Existing home sales, Services pmi

Mirrors the deceleration in mortgage lending:

Highlights

The slip in pending home sales was no false signal as existing home sales fell 1.8 percent in June to a lower-than-expected annualized rate of 5.520 million. Year-on-year, sales are still in the plus column but not by much, at 0.7 percent which is the lowest reading since February.

Compared to sales, prices are rich with the median of $263,800 up 6.5 percent from a year ago. Another negative for sales is supply which fell 0.5 percent in the month to 1.96 million for an on-year decline of 7.1 percent. Relative to sales, supply is at 4.3 months vs 4.2 months in May.

High prices appear to be keeping first-time buyers out of the market with the group representing 32 percent of sales vs 33 percent in May and 35 percent for all of last year.

Rising prices and thin supply, not to mention low wages, are offsetting favorable mortgage rates and holding down sales. Housing data have been up and down and unable to find convincing traction so far this year. Watch for new home sales on Wednesday where general strength is the expectation.

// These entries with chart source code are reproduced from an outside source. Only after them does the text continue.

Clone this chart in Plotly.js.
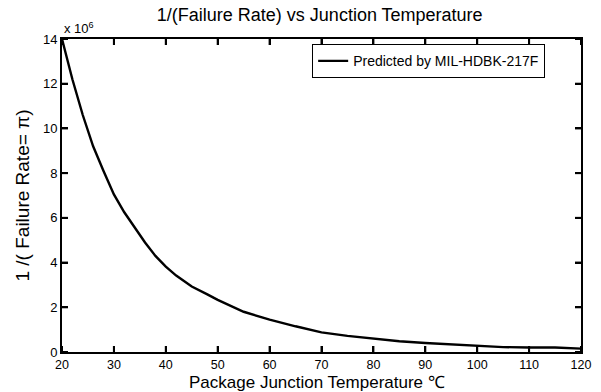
<!DOCTYPE html>
<html>
<head>
<meta charset="utf-8">
<script src="https://cdn.plot.ly/plotly-3.0.1.min.js"></script>
<style>html,body{margin:0;padding:0;background:#fff;}#chart{width:601px;height:392px;}</style>
</head>
<body>
<div id="chart"></div>
<script>
// Junction temperature (°C)
const temperature = [20,22,24,26,28,30,32,34,36,38,40,42,45,48,50,55,60,65,70,75,80,85,90,95,100,105,110,115,120];
// 1/(Failure Rate) in units of 1e6
const inverseFailureRate = [14.0,12.2,10.6,9.2,8.1,7.05,6.25,5.55,4.9,4.3,3.82,3.42,2.93,2.58,2.33,1.8,1.45,1.15,0.88,0.72,0.6,0.48,0.40,0.33,0.28,0.22,0.2,0.2,0.15];
const xTicks = [20,30,40,50,60,70,80,90,100,110,120];
const yTicks = [0,2,4,6,8,10,12,14];
const seriesName = 'Predicted by MIL-HDBK-217F';
const xTitle = 'Package Junction Temperature ℃';

const font = 'Liberation Sans, Arial, sans-serif';
const data = [{
  x: temperature, y: inverseFailureRate, type: 'scatter', mode: 'lines',
  name: seriesName, line: {color: '#000', width: 2.4}
}];

// inside tick marks on all four sides, placed through the axes' own scales
const tickLine = {color: '#000', width: 2};
const shapes = [];
xTicks.forEach(v => {
  shapes.push({type: 'line', xref: 'x', yref: 'paper', ysizemode: 'pixel', yanchor: 0, x0: v, x1: v, y0: 0, y1: 6, line: tickLine});
  shapes.push({type: 'line', xref: 'x', yref: 'paper', ysizemode: 'pixel', yanchor: 1, x0: v, x1: v, y0: 0, y1: -6, line: tickLine});
});
yTicks.forEach(v => {
  shapes.push({type: 'line', xref: 'paper', yref: 'y', xsizemode: 'pixel', xanchor: 0, y0: v, y1: v, x0: 0, x1: 6, line: tickLine});
  shapes.push({type: 'line', xref: 'paper', yref: 'y', xsizemode: 'pixel', xanchor: 1, y0: v, y1: v, x0: 0, x1: -6, line: tickLine});
});

const layout = {
  width: 601, height: 392,
  margin: {l: 62, r: 20, t: 39, b: 40},
  paper_bgcolor: '#fff', plot_bgcolor: '#fff',
  font: {family: font, color: '#000', size: 12},
  title: {text: '1/(Failure Rate) vs Junction Temperature', font: {size: 18, family: font},
          x: 0.532, xanchor: 'center', y: 0.962, yanchor: 'middle'},
  showlegend: true,
  legend: {x: 0.482, y: 0.983, xanchor: 'left', yanchor: 'top', bordercolor: '#000', borderwidth: 1,
           bgcolor: '#fff', font: {size: 14, family: font}, tracegroupgap: 0},
  xaxis: {range: [20, 120], tickmode: 'array', tickvals: xTicks, ticks: 'inside', ticklen: 6, tickwidth: 2, tickcolor: '#000',
          showline: true, linecolor: '#000', linewidth: 2, mirror: 'allticks', showgrid: false, zeroline: false,
          tickfont: {size: 12.5, family: font}, automargin: false},
  yaxis: {range: [0, 14], tickmode: 'array', tickvals: yTicks, ticks: 'inside', ticklen: 6, tickwidth: 2, tickcolor: '#000',
          showline: true, linecolor: '#000', linewidth: 2, mirror: 'allticks', showgrid: false, zeroline: false,
          tickfont: {size: 13, family: font},
          title: {text: '1 /( Failure Rate= π)', font: {size: 19, family: font}, standoff: 8}},
  shapes: shapes,
  annotations: [
    {text: 'x 10<sup>6</sup>', xref: 'paper', yref: 'paper', x: 0.0, y: 1.0, xanchor: 'left', yanchor: 'bottom',
     showarrow: false, font: {size: 13, family: font}, yshift: 1},
    {text: xTitle, xref: 'paper', yref: 'paper', x: 0.491, y: 0, xanchor: 'center', yanchor: 'middle',
     yshift: -30, showarrow: false, font: {size: 17, family: font}}
  ]
};
Plotly.newPlot('chart', data, layout, {displayModeBar: false, staticPlot: true});
</script>
</body>
</html>
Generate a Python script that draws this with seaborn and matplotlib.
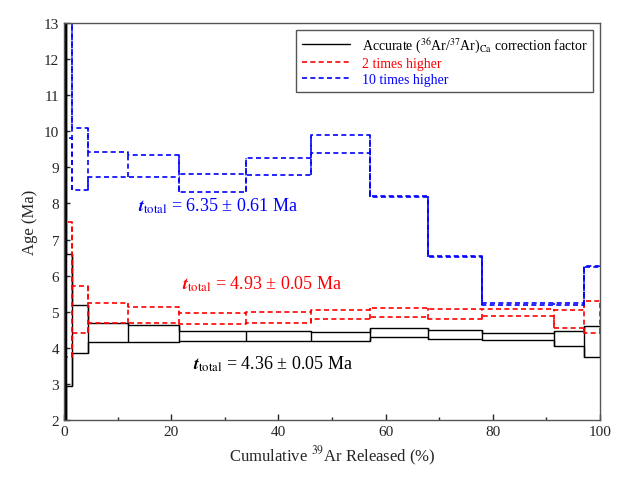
import numpy as np
import seaborn as sns
import matplotlib.pyplot as plt

# cumulative 39Ar step boundaries (%)
edges = [0, 0.3, 1.5, 4.5, 12, 21.5, 34, 46, 57, 68, 78, 91.5, 97, 100]

# age plateau boxes (Ma): upper / lower bounds per step
black_hi = [20, 6.6, 5.18, 4.69, 4.63, 4.46, 4.46, 4.43, 4.54, 4.49, 4.40, 4.46, 4.60]
black_lo = [0, 2.94, 3.85, 4.15, 4.16, 4.18, 4.18, 4.19, 4.29, 4.24, 4.21, 4.04, 3.74]
red_hi = [20, 7.5, 5.72, 5.23, 5.14, 4.96, 5.00, 5.05, 5.10, 5.07, 5.08, 5.05, 5.30]
red_lo = [0, 3.74, 4.40, 4.68, 4.69, 4.65, 4.70, 4.79, 4.86, 4.80, 4.87, 4.55, 4.42]
blue_hi = [20, 14.0, 10.1, 9.42, 9.33, 8.82, 9.27, 9.90, 8.22, 6.55, 5.24, 5.24, 6.27]
blue_lo = [0, 9.80, 8.38, 8.72, 8.72, 8.33, 8.78, 9.40, 8.18, 6.51, 5.20, 5.20, 6.23]

sns.set_theme(style="ticks")
plt.rcParams['font.family'] = ['Liberation Serif', 'DejaVu Serif']
plt.rcParams['mathtext.fontset'] = 'stix'

fig = plt.figure(figsize=(6.33, 4.85), dpi=100)
ax = fig.add_axes([64/633, 1-421/485, 536/633, 397/485])


def draw_boxes(hi, lo, color, ls, lw, label):
    x = np.array(edges)
    ax.step(x, hi + [hi[-1]], where='post', color=color, ls=ls, lw=lw, label=label)
    ax.step(x, lo + [lo[-1]], where='post', color=color, ls=ls, lw=lw)
    for i, xe in enumerate(edges):
        a = [lo[j] for j in (i-1, i) if 0 <= j < len(lo)]
        b = [hi[j] for j in (i-1, i) if 0 <= j < len(hi)]
        ax.vlines(xe, min(a), max(b), color=color, ls=ls, lw=lw)


draw_boxes(black_hi, black_lo, 'black', '-', 1.0,
           r'Accurate ($^{36}$Ar/$^{37}$Ar)$_{\rm Ca}$ correction factor')
draw_boxes(red_hi, red_lo, 'red', (0, (3, 2)), 1.2, '2 times higher')
draw_boxes(blue_hi, blue_lo, 'blue', (0, (3, 2)), 1.2, '10 times higher')
ax.vlines(0.1, 2, 13, color='black', lw=3)

ax.set_xlim(0, 100)
ax.set_ylim(2, 13)
ax.set_xticks(range(0, 101, 20))
ax.set_xticks(range(0, 101, 10), minor=True)
ax.set_yticks(range(2, 14))
ax.tick_params(labelsize=11, direction='in', length=4, width=1)
ax.tick_params(which='minor', direction='in', length=2.5)
ax.set_xlabel(r'Cumulative $^{39}$Ar Released (%)', fontsize=12)
ax.set_ylabel('Age (Ma)', fontsize=12)
for s in ax.spines.values():
    s.set_color('#555555')
    s.set_linewidth(1)

ax.text(13.8, 7.95, r'$\boldsymbol{t}_{\rm total}$ = 6.35 ± 0.61 Ma', color='blue',
        fontsize=13, va='center')
ax.text(22, 5.8, r'$\boldsymbol{t}_{\rm total}$ = 4.93 ± 0.05 Ma', color='red',
        fontsize=13, va='center')
ax.text(24, 3.58, r'$\boldsymbol{t}_{\rm total}$ = 4.36 ± 0.05 Ma', color='black',
        fontsize=13, va='center')

leg = ax.legend(loc='upper right', fontsize=10, fancybox=False, framealpha=1,
                edgecolor='#555555', handlelength=3.5, borderpad=0.4, labelspacing=0.2)
for t, c in zip(leg.get_texts(), ['black', 'red', 'blue']):
    t.set_color(c)

fig.savefig('out.png', dpi=100)
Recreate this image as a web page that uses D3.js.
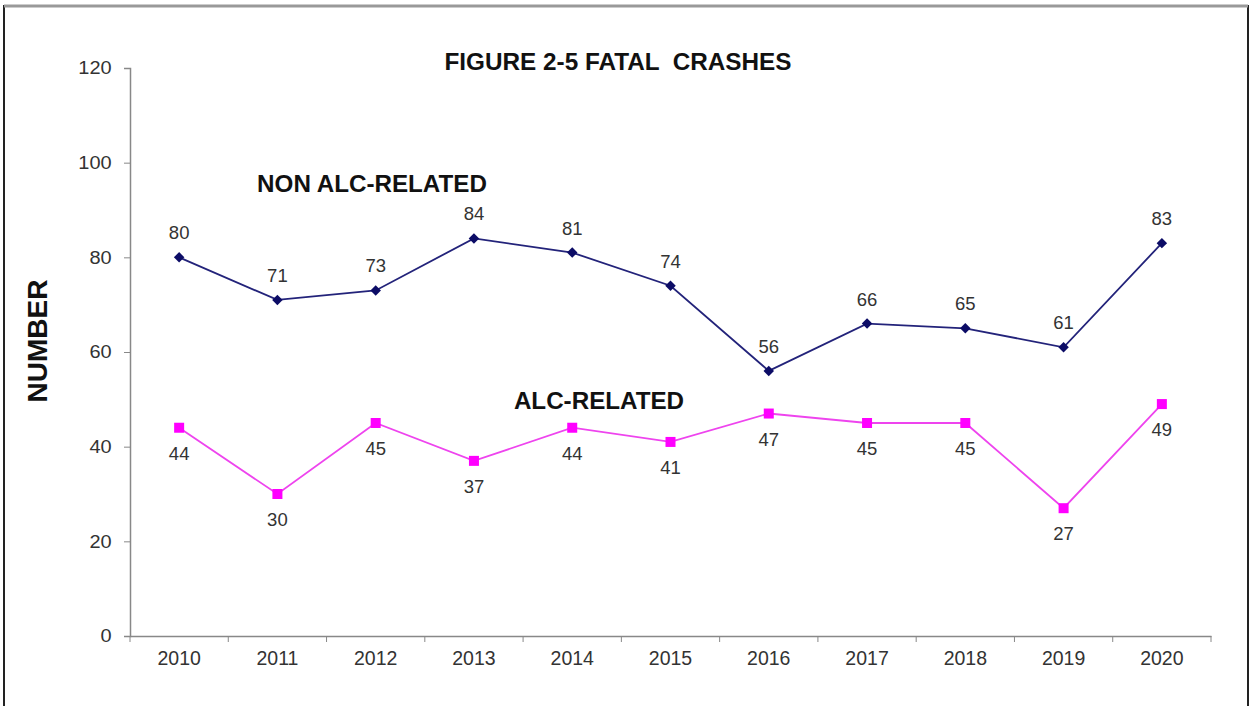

looks like sales have gone flat since the election:


Surveys like this generally spiked up with the presidential election while ‘hard data’ releases generally decelerated:

“The seasonally adjusted IHS Markit Flash US Services PMI Business Activity Index came in at 54.2 in July 2017, unchanged from the previous month’s five-month high and slightly above market expectations of 54.1. New work increased the most since July 2015 amid an improving economic backdrop and greater willingness to spend among clients. leading to stronger job creation and a sustained rise in volumes of work outstanding. On the price front, input cost inflation eased from June’s peak while average prices charged rose the least in three months. Services PMI in the United States is reported by Markit Economics.”